December 14th, 2024

What has happened to education in Alberta?

By Letter to the Editor on August 29, 2018.

In the 1990s and into the early 21st century the Alberta education system was recognized as one of the best in the world. It was so successful that other provinces and countries sent delegations to see how they might replicate this model in their jurisdictions.

Parents and newly formed parent councils can take much credit for the success. They were informed and demanded public schools provide excellent programming that could compete with reputable private schools. And they looked for comparable curricular enrichment and high academic results. Parents were the driving force behind the emergence of charter schools. Public schools hurried to offer alternative programs, before parents exercised their option of increased choice and open boundaries. Students were the beneficiaries: More focused learning, improved academic results, a province wide level playing field allowing unbiased access to post secondary financial assistance, and a preferred entrance status to post secondary institutions across Canada. Alberta students consistently ranked among the highest achievers in math and science worldwide!
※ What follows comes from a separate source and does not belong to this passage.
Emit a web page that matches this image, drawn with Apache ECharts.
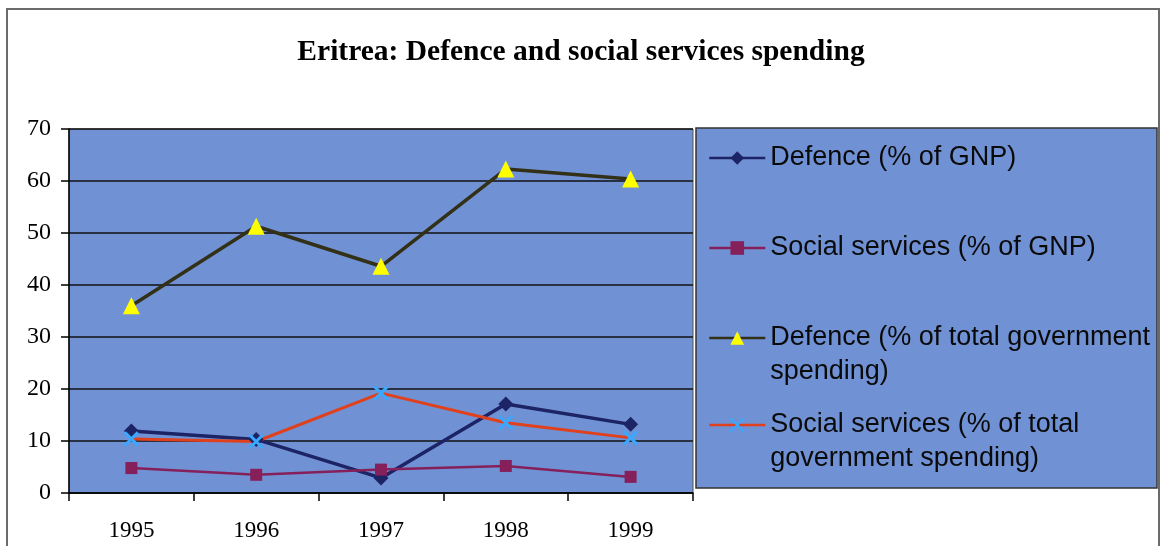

What has happened? Whereas one and two decades ago parents were not only demanding higher educational and academic standards for their children, they were citing curricular expectations and objectives where improvement was needed in their schools. Today, parent councils and parents in general seem to have succumbed to their board and department of education ideologies that have reduced curricular outcomes to a social/emotional manifesto. They have not questioned the almost meaningless provincial assessments that inform about student academic results. They have been lulled into debating the status of bathroom equity, rather than the relevant knowledge content of subject disciplines. Ask any university faculty, outside of education and the humanities, and they can relate their frustration about the poorly prepared Alberta student, while they watch ever growing percentage of foreign-trained students legitimately being selected for research and innovation grant positions.

It seems our Alberta society has become so overwrought with the “social/emotional equity” ideology, that we have disadvantaged our students in an increasingly competitive global economy. We would rather teach our children to be self taught happy feel-good unique individuals, than teach the effort and knowledge it takes to successfully compete in a callous world. In our pursuit of equality we have lost our balance of goals in Alberta schools.

To gain some insight into this growing imbalance, a short story by Kurt Vonnegut, “Harrison Bergeron” (1961), should be mandatory reading by all parents. It is 2081, every citizen is fully equal, meaning that no one is stupider, uglier, weaker, or slower than anyone else. The Handicapper General and a team of agents ensure that the laws of equality are enforced. Vonnegut suggests that total equality is not an ideal worth striving for, as many people believe, but a mistaken goal that is dangerous in both execution and outcome. To achieve physical and mental equality among all citizens, the government in Vonnegut’s story tortures its citizens.

Has the minister of education become the “Handicapper General” of Alberta?